## Dataset excerpt

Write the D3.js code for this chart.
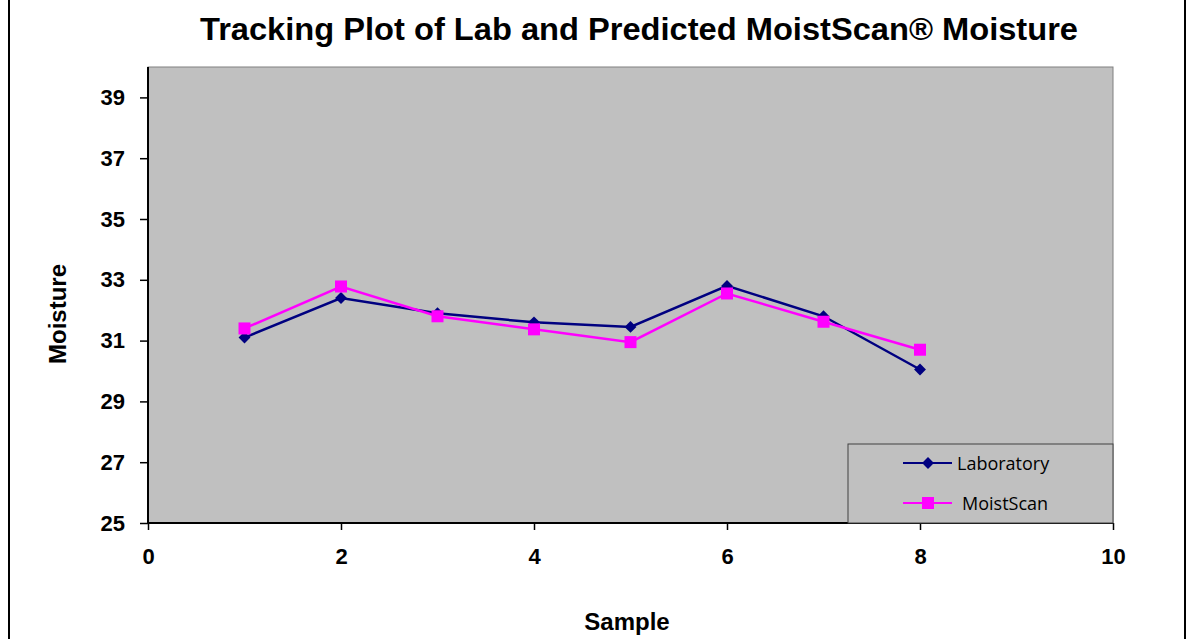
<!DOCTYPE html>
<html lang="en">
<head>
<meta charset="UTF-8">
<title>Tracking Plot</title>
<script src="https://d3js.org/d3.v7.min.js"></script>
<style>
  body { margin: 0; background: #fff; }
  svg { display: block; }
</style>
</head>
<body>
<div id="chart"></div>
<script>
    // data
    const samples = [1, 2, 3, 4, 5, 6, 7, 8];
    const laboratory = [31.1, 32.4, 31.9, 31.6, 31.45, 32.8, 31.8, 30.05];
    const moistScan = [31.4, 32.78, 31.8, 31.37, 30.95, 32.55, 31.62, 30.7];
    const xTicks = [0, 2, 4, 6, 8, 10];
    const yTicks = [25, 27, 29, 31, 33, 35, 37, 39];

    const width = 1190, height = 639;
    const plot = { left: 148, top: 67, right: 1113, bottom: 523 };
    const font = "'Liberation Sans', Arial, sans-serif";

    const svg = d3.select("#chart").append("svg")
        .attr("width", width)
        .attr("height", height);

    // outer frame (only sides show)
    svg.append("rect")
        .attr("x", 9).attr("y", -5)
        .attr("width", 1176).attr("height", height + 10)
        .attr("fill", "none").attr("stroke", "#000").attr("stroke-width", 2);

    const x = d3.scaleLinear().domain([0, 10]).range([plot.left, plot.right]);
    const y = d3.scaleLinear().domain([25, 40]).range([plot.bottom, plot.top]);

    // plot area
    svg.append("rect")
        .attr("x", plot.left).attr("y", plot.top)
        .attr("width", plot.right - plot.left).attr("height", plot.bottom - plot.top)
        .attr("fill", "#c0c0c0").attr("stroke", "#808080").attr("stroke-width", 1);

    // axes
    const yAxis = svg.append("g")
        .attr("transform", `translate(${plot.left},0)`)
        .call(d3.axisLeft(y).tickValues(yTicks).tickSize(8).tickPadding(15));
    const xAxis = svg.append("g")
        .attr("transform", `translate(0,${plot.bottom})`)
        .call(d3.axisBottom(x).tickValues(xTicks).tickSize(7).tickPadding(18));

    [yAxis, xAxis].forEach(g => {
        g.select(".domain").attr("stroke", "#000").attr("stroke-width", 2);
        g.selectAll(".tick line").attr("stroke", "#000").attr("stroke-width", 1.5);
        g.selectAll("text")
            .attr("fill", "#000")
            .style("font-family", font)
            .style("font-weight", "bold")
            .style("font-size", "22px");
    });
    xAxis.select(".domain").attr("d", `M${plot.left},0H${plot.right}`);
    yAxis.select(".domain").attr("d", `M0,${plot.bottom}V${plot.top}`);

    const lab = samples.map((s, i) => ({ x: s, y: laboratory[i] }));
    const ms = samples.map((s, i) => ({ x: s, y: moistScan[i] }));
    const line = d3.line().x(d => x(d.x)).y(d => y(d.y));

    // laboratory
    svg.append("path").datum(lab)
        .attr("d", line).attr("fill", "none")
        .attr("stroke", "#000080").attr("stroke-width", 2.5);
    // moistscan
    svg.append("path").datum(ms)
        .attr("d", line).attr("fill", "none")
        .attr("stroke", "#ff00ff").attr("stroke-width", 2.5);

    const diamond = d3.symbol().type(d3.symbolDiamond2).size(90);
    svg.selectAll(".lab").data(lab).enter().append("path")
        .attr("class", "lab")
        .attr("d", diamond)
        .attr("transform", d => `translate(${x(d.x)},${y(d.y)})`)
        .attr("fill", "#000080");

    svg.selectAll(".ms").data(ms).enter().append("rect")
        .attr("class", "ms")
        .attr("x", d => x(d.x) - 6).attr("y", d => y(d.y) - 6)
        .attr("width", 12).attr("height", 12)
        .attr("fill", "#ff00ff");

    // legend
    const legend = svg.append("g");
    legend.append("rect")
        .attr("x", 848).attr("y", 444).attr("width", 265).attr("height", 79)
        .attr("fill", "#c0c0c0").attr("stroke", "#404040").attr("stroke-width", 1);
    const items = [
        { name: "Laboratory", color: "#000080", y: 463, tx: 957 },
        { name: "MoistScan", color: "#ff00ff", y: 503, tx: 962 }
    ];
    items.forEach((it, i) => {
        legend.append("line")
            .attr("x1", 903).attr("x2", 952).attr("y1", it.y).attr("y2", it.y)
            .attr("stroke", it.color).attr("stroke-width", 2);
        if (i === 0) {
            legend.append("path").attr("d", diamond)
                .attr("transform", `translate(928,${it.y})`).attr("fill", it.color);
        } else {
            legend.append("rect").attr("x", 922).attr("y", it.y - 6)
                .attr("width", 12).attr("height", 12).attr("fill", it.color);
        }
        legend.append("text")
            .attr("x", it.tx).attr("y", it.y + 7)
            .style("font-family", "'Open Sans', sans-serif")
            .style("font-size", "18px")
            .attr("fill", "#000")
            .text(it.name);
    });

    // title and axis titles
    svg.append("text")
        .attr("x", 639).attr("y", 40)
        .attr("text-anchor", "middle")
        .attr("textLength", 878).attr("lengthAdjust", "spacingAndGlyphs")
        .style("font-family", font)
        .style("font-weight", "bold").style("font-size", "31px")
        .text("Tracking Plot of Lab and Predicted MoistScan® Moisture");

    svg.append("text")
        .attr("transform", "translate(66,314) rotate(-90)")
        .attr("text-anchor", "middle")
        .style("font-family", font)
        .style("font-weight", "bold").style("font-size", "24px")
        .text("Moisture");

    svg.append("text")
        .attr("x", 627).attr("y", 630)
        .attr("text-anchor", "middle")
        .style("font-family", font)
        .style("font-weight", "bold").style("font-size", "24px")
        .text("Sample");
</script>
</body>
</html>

## What you have to do
Of the lines in the material above, state how many contain the string "chart"; give no other text.

## Problem solution
3